On se sent chez soi sur le plateau de Maya Fuhr. Vous le reconnaîtrez inconsciemment. Le ton de sa voix, toujours aussi décontracté et cool, vous mettra à l’aise sur le champ; il est fort probable qu’elle s’enquière de votre journée. Et à mesure que s’étaye ce processus, ce que vous ne réalisez pas est que le studio est en fait un espace que renferme son esprit. Et vous, son sujet, l’y retrouverez.
Fille d’une mère designer et d’un père psychologue, c’est à l’intersection des deux disciplines que vit l’oeuvre de Maya — là où l’éprouvé et l’obscure de la nature humaine se rencontrent. Esthétiquement, son travail est chaleureux, lumineux et invitant à l’oeil, mais sous la surface, quelque chose vous ébranle. Toujours en contrôle, ses sujet vous partagent, plus qu’un moment; une pensée intime. Les concepts traditionnels de pouvoir, de beauté et de genre ne sont pas remis en question, ils sont complètement laissés à l’écart de l’univers que Maya a fait sien. Elle assure direction artistique et stylisme pour bon nombre de ses éditoriaux, renforçant par le fait même l’emprise créative sur cet éther — habité de personnages plutôt que de personnes — propre à elle seule.

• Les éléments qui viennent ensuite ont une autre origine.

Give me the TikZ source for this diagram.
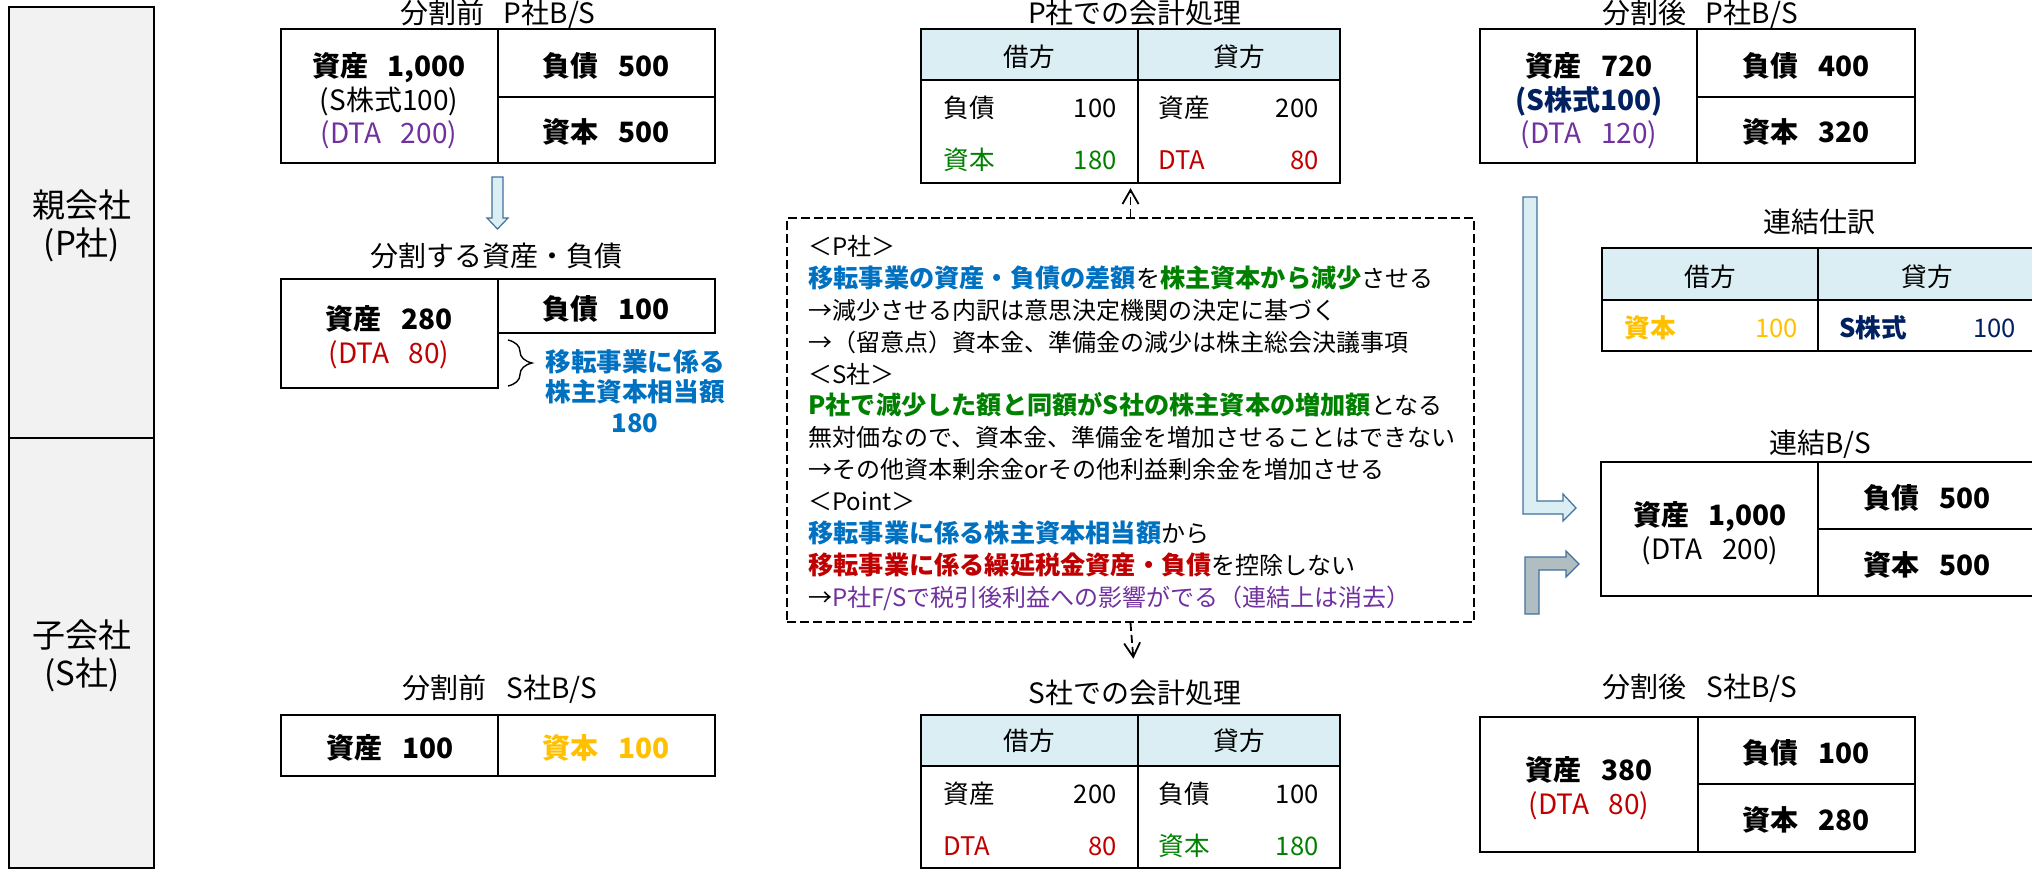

Ayant grandi à Victoria, en Colombie-Britannique, Maya s’est sentie séparée du monde extérieur. Jeune fille sans échappatoire, elle a exploré le monde via internet et son imaginaire. C’est possiblement dans son approche irrévérencieuse de la mode — où précieuses conventions cèdent place à la satire et aux sous-cultures — qu’on le ressent le plus. Tout au long de sa carrière, ayant vécu et travaillé à New York, Los Angeles, Montréal et Toronto, Maya s’est doté d’un arsenal diversifié de goûts et d’influences culturelles. Faire partie d’une communauté d’artistes étroitement unie avec qui elle partage sa sensibilité a également façonné son approche. Il y a une fluidité avec laquelle elle fusionne d’autres langages visuels au sien, tant par des collaborations dynamiques hors norme que des diptyques, dont les éléments, combinant ici l’art, là la photo, se complètent tout en communiquant l’un et l’autre. Mode ou portrait, objet ou sujet, les images de Maya Fuhr sont un appel de l’au-delà; et un rappel que ce monde est à portée de clic.